The little girl fell into thought for a few minutes, and then she said:
“What made you lift your hat and bend your head when you said ‘Heaven,’ David Lindsay?”
“Grandmother taught me.”
“‘Grandmother!’ Yes, you said grandmother before.”
“She is father’s mother. Father was drowned in a squall while out fishing when I was seven years old. That was in the spring; mother died of pleurisy the next winter; a bitter, bitter winter, when the snow lay two or three feet deep on the ground and drifted around our little house, and there was no one to bring us wood from the main but grandmother and me, and we had to go for it in the boat and couldn’t bring but a little at a time; and we had no doctor and that was the way poor mother died.”
Gloria’s bright eyes were full of tears. She slipped her hand in that of the boy and said:
“But maybe she would have died all the same. My mother had everything in the world, and she died. But you know neither of them really died; they went to heaven.”
“Yes,” said the boy, in a low tone.
“Now, ain’t grown people queer, David Lindsay?”
“How?”
“The way they talk. They will say one minute a man has died and gone to heaven, and the next minute they will say he is buried in such a church-yard. Now, how can he be in heaven and in the ground at the same time?”
“I don’t know. It is a great mystery,” said the boy, gravely.
“I don’t like mysteries. I don’t. They always make me feel as if I was in a cellar, or some dark place and in danger. And what is more, I don’t believe in them. I don’t believe my father and mother are buried in the ground. I believe they both went out to heaven before that which they used to live in was put in the ground. And, somehow, inside of myself I know it is so. Do you like to read, David Lindsay?” she asked, abruptly.

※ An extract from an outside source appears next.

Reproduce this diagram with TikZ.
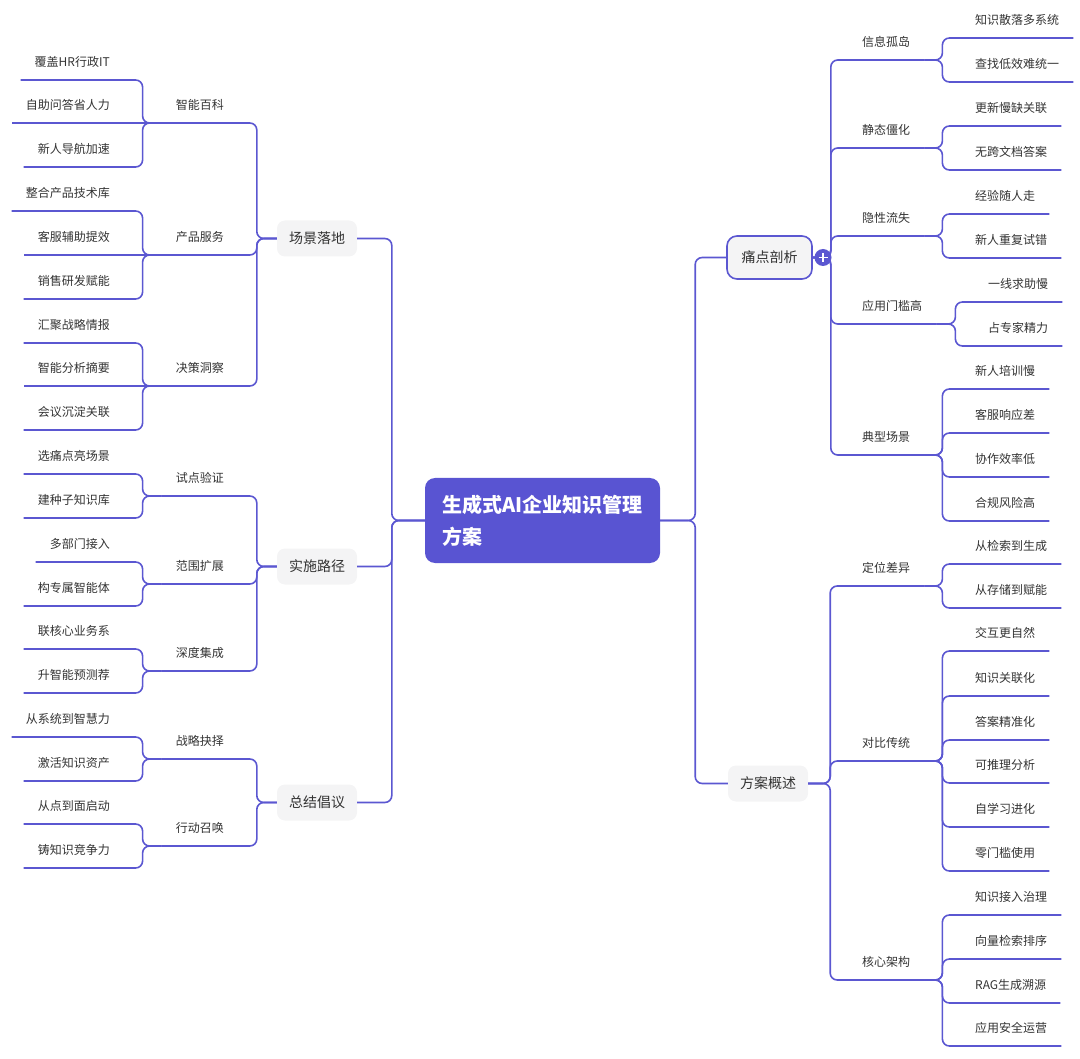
\documentclass[tikz,border=0pt]{standalone}
\usepackage{fontspec}
\setmainfont{Noto Sans CJK SC}
\usetikzlibrary{positioning}
\definecolor{mmline}{HTML}{5B57D1}
\definecolor{mmfill}{HTML}{5954D2}
\definecolor{topicfill}{HTML}{F4F4F5}
\definecolor{ink}{HTML}{333333}

\begin{document}
\begin{tikzpicture}[
        x=1pt, y=-1pt,
        link/.style={draw=mmline, line width=1.6pt, rounded corners=7pt},
        hub/.style={fill=mmfill, rounded corners=10pt, text=white, align=left, inner sep=0pt,
            minimum width=235pt, minimum height=85pt, font=\fontsize{20}{32}\selectfont\bfseries},
        topic/.style={fill=topicfill, rounded corners=8pt, text=ink, inner sep=0pt,
            minimum width=80pt, minimum height=36pt, font=\fontsize{14}{17}\selectfont},
        sub/.style={text=ink, inner xsep=14pt, inner ysep=0pt, text height=10pt, text depth=13.5pt,
            font=\fontsize{12}{14}\selectfont},
        lleaf/.style={sub, anchor=south east},
        rleaf/.style={sub, anchor=south west},
        fold/.style={circle, fill=mmline, inner sep=0pt, minimum size=17pt,
            path picture={
                \draw[white, line width=1.8pt]
                    ([xshift=-4.5pt]path picture bounding box.center) -- ([xshift=4.5pt]path picture bounding box.center)
                    ([yshift=-4.5pt]path picture bounding box.center) -- ([yshift=4.5pt]path picture bounding box.center);
            }}
    ]
        \useasboundingbox (0,0) rectangle (1080,1059);

        % Root
        \node[hub] (root) at (542.5,520.5) {生成式AI企业知识管理\\方案};

        % Main topics
        \node[topic] (scene) at (317,238.5) {场景落地};
        \node[topic] (route) at (317,566.5) {实施路径};
        \node[topic] (summ) at (317,802.5) {总结倡议};
        \node[topic, draw=mmline, line width=1.6pt, rounded corners=10pt, minimum width=85pt, minimum height=43pt] (pain) at (769.5,257.5) {痛点剖析};
        \node[topic] (plan) at (768,783.5) {方案概述};

        % Left subtopics
        \node[lleaf] (wiki) at (238,123) {智能百科};
        \node[lleaf] (prod) at (238,255) {产品服务};
        \node[lleaf] (deci) at (238,386) {决策洞察};
        \node[lleaf] (pilot) at (238,496) {试点验证};
        \node[lleaf] (scale) at (238,584) {范围扩展};
        \node[lleaf] (integ) at (238,671) {深度集成};
        \node[lleaf] (strat) at (238,759) {战略抉择};
        \node[lleaf] (act) at (238,846) {行动召唤};

        % Right subtopics
        \node[rleaf] (silo) at (848,60) {信息孤岛};
        \node[rleaf] (stale) at (848,148) {静态僵化};
        \node[rleaf] (tacit) at (848,236) {隐性流失};
        \node[rleaf] (gate) at (848,324) {应用门槛高};
        \node[rleaf] (cases) at (848,455) {典型场景};
        \node[rleaf] (posit) at (848,586) {定位差异};
        \node[rleaf] (comp) at (848,761) {对比传统};
        \node[rleaf] (arch) at (848,980) {核心架构};

        % Left leaves
        \node[lleaf] (wiki1) at (124,80) {覆盖HR行政IT};
        \node[lleaf] (wiki2) at (124,123) {自助问答省人力};
        \node[lleaf] (wiki3) at (124,167) {新人导航加速};
        \node[lleaf] (prod1) at (124,211) {整合产品技术库};
        \node[lleaf] (prod2) at (124,255) {客服辅助提效};
        \node[lleaf] (prod3) at (124,299) {销售研发赋能};
        \node[lleaf] (deci1) at (124,343) {汇聚战略情报};
        \node[lleaf] (deci2) at (124,386) {智能分析摘要};
        \node[lleaf] (deci3) at (124,430) {会议沉淀关联};
        \node[lleaf] (pilot1) at (124,474) {选痛点亮场景};
        \node[lleaf] (pilot2) at (124,518) {建种子知识库};
        \node[lleaf] (scale1) at (124,562) {多部门接入};
        \node[lleaf] (scale2) at (124,606) {构专属智能体};
        \node[lleaf] (integ1) at (124,649) {联核心业务系};
        \node[lleaf] (integ2) at (124,693) {升智能预测荐};
        \node[lleaf] (strat1) at (124,737) {从系统到智慧力};
        \node[lleaf] (strat2) at (124,781) {激活知识资产};
        \node[lleaf] (act1) at (124,824) {从点到面启动};
        \node[lleaf] (act2) at (124,868) {铸知识竞争力};

        % Right leaves
        \node[rleaf] (silo1) at (961,38) {知识散落多系统};
        \node[rleaf] (silo2) at (961,82) {查找低效难统一};
        \node[rleaf] (stale1) at (961,126) {更新慢缺关联};
        \node[rleaf] (stale2) at (961,170) {无跨文档答案};
        \node[rleaf] (tacit1) at (961,214) {经验随人走};
        \node[rleaf] (tacit2) at (961,258) {新人重复试错};
        \node[rleaf] (gate1) at (974,302) {一线求助慢};
        \node[rleaf] (gate2) at (974,346) {占专家精力};
        \node[rleaf] (cases1) at (961,389) {新人培训慢};
        \node[rleaf] (cases2) at (961,433) {客服响应差};
        \node[rleaf] (cases3) at (961,477) {协作效率低};
        \node[rleaf] (cases4) at (961,521) {合规风险高};
        \node[rleaf] (posit1) at (961,564) {从检索到生成};
        \node[rleaf] (posit2) at (961,608) {从存储到赋能};
        \node[rleaf] (comp1) at (961,651) {交互更自然};
        \node[rleaf] (comp2) at (961,696) {知识关联化};
        \node[rleaf] (comp3) at (961,740) {答案精准化};
        \node[rleaf] (comp4) at (961,783) {可推理分析};
        \node[rleaf] (comp5) at (961,827) {自学习进化};
        \node[rleaf] (comp6) at (961,871) {零门槛使用};
        \node[rleaf] (arch1) at (961,915) {知识接入治理};
        \node[rleaf] (arch2) at (961,959) {向量检索排序};
        \node[rleaf] (arch3) at (961,1003) {RAG生成溯源};
        \node[rleaf] (arch4) at (961,1046) {应用安全运营};

        % Root to main topics
        \draw[link] (root.west) -- ++(-33,0) |- (scene.east);
        \draw[link] (root.west) -- ++(-33,0) |- (route.east);
        \draw[link] (root.west) -- ++(-33,0) |- (summ.east);
        \draw[link] (root.east) -- ++(35,0) |- (pain.west);
        \draw[link] (root.east) -- ++(35,0) |- (plan.west);

        % Main topics to subtopics
        \draw[link] (scene.west) -- ++(-20,0) |- (wiki.south east) -- (wiki.south west);
        \draw[link] (scene.west) -- ++(-20,0) |- (prod.south east) -- (prod.south west);
        \draw[link] (scene.west) -- ++(-20,0) |- (deci.south east) -- (deci.south west);
        \draw[link] (route.west) -- ++(-20,0) |- (pilot.south east) -- (pilot.south west);
        \draw[link] (route.west) -- ++(-20,0) |- (scale.south east) -- (scale.south west);
        \draw[link] (route.west) -- ++(-20,0) |- (integ.south east) -- (integ.south west);
        \draw[link] (summ.west) -- ++(-20,0) |- (strat.south east) -- (strat.south west);
        \draw[link] (summ.west) -- ++(-20,0) |- (act.south east) -- (act.south west);
        \draw[link] (pain.east) -- ++(18,0) |- (silo.south west) -- (silo.south east);
        \draw[link] (pain.east) -- ++(18,0) |- (stale.south west) -- (stale.south east);
        \draw[link] (pain.east) -- ++(18,0) |- (tacit.south west) -- (tacit.south east);
        \draw[link] (pain.east) -- ++(18,0) |- (gate.south west) -- (gate.south east);
        \draw[link] (pain.east) -- ++(18,0) |- (cases.south west) -- (cases.south east);
        \draw[link] (plan.east) -- ++(22,0) |- (posit.south west) -- (posit.south east);
        \draw[link] (plan.east) -- ++(22,0) |- (comp.south west) -- (comp.south east);
        \draw[link] (plan.east) -- ++(22,0) |- (arch.south west) -- (arch.south east);

        % Subtopics to leaves, left
        \draw[link] (wiki.south west) -- ++(-19,0) |- (wiki1.south east) -- (wiki1.south west);
        \draw[link] (wiki.south west) -- (wiki2.south east) -- (wiki2.south west);
        \draw[link] (wiki.south west) -- ++(-19,0) |- (wiki3.south east) -- (wiki3.south west);
        \draw[link] (prod.south west) -- ++(-19,0) |- (prod1.south east) -- (prod1.south west);
        \draw[link] (prod.south west) -- (prod2.south east) -- (prod2.south west);
        \draw[link] (prod.south west) -- ++(-19,0) |- (prod3.south east) -- (prod3.south west);
        \draw[link] (deci.south west) -- ++(-19,0) |- (deci1.south east) -- (deci1.south west);
        \draw[link] (deci.south west) -- (deci2.south east) -- (deci2.south west);
        \draw[link] (deci.south west) -- ++(-19,0) |- (deci3.south east) -- (deci3.south west);
        \draw[link] (pilot.south west) -- ++(-19,0) |- (pilot1.south east) -- (pilot1.south west);
        \draw[link] (pilot.south west) -- ++(-19,0) |- (pilot2.south east) -- (pilot2.south west);
        \draw[link] (scale.south west) -- ++(-19,0) |- (scale1.south east) -- (scale1.south west);
        \draw[link] (scale.south west) -- ++(-19,0) |- (scale2.south east) -- (scale2.south west);
        \draw[link] (integ.south west) -- ++(-19,0) |- (integ1.south east) -- (integ1.south west);
        \draw[link] (integ.south west) -- ++(-19,0) |- (integ2.south east) -- (integ2.south west);
        \draw[link] (strat.south west) -- ++(-19,0) |- (strat1.south east) -- (strat1.south west);
        \draw[link] (strat.south west) -- ++(-19,0) |- (strat2.south east) -- (strat2.south west);
        \draw[link] (act.south west) -- ++(-19,0) |- (act1.south east) -- (act1.south west);
        \draw[link] (act.south west) -- ++(-19,0) |- (act2.south east) -- (act2.south west);

        % Subtopics to leaves, right
        \draw[link] (silo.south east) -- ++(18,0) |- (silo1.south west) -- (silo1.south east);
        \draw[link] (silo.south east) -- ++(18,0) |- (silo2.south west) -- (silo2.south east);
        \draw[link] (stale.south east) -- ++(18,0) |- (stale1.south west) -- (stale1.south east);
        \draw[link] (stale.south east) -- ++(18,0) |- (stale2.south west) -- (stale2.south east);
        \draw[link] (tacit.south east) -- ++(18,0) |- (tacit1.south west) -- (tacit1.south east);
        \draw[link] (tacit.south east) -- ++(18,0) |- (tacit2.south west) -- (tacit2.south east);
        \draw[link] (gate.south east) -- ++(19,0) |- (gate1.south west) -- (gate1.south east);
        \draw[link] (gate.south east) -- ++(19,0) |- (gate2.south west) -- (gate2.south east);
        \draw[link] (cases.south east) -- ++(18,0) |- (cases1.south west) -- (cases1.south east);
        \draw[link] (cases.south east) -- ++(18,0) |- (cases2.south west) -- (cases2.south east);
        \draw[link] (cases.south east) -- ++(18,0) |- (cases3.south west) -- (cases3.south east);
        \draw[link] (cases.south east) -- ++(18,0) |- (cases4.south west) -- (cases4.south east);
        \draw[link] (posit.south east) -- ++(18,0) |- (posit1.south west) -- (posit1.south east);
        \draw[link] (posit.south east) -- ++(18,0) |- (posit2.south west) -- (posit2.south east);
        \draw[link] (comp.south east) -- ++(18,0) |- (comp1.south west) -- (comp1.south east);
        \draw[link] (comp.south east) -- ++(18,0) |- (comp2.south west) -- (comp2.south east);
        \draw[link] (comp.south east) -- ++(18,0) |- (comp3.south west) -- (comp3.south east);
        \draw[link] (comp.south east) -- ++(18,0) |- (comp4.south west) -- (comp4.south east);
        \draw[link] (comp.south east) -- ++(18,0) |- (comp5.south west) -- (comp5.south east);
        \draw[link] (comp.south east) -- ++(18,0) |- (comp6.south west) -- (comp6.south east);
        \draw[link] (arch.south east) -- ++(18,0) |- (arch1.south west) -- (arch1.south east);
        \draw[link] (arch.south east) -- ++(18,0) |- (arch2.south west) -- (arch2.south east);
        \draw[link] (arch.south east) -- ++(18,0) |- (arch3.south west) -- (arch3.south east);
        \draw[link] (arch.south east) -- ++(18,0) |- (arch4.south west) -- (arch4.south east);

        % Collapse button
        \node[fold] (foldpain) at (823,257.5) {};
    \end{tikzpicture}
\end{document}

“Yes; I learned to read and write at St. Inigoes parish school; but I have no books except Webster’s Spelling Book, and I know every word of that by heart, even the fables.”
“Oh, then I can bring you ever so many books. I have a bookcase full, all of my own, in my room, and uncle has a great room full, from the floor up to the ceiling, all around the walls, you know.”
“That is very good of you. I do thank you. You are the little girl that lives up in the house, then—Colonel de Crespigney’s niece?”
“Yes—no. I mean I am Madame de Crespigney’s niece; though, do you know, it seems so strange, I always feel as if he was more kin to me than she is!”
“I suppose you love him best; that must be the reason. Well, everybody loves Colonel de Crespigney. I know I do. He took me on to work here out of kindness, I am sure, for he couldn’t really want me, you see, so many colored people as he has!”
“He is very, very good, and very unhappy. Where do you live, David Lindsay?” she inquired, with the sudden transition of a child’s thoughts.
“Do you see that little, tiny bit of an island out there by itself?” he said, rising and pointing eastward.
“What!—that little sandbank?” she exclaimed in surprise.
“Yes, there is a house on it.”
“A mere shed.”
“We live in it, grandmother and I. And we have chickens and ducks, and a little bit of a garden, with a made soil, where we raise radishes and lettuce and cabbage and potatoes.”
“No flowers?”
“Oh, yes; a red rose-bush, and a white rose-bush, and pinks, and pansies and larkspurs.”
“Oh, that is pretty! Is your grandmother nice?”
“Oh! I tell you!” heartily answered the boy.
“Would she let me come to see her?”
“Why, of course she would, and glad!”
“Well, then, will you take me over there to see your grandmother, David Lindsay?”
“Yes, indeed, that I will, if your uncle will let you go.”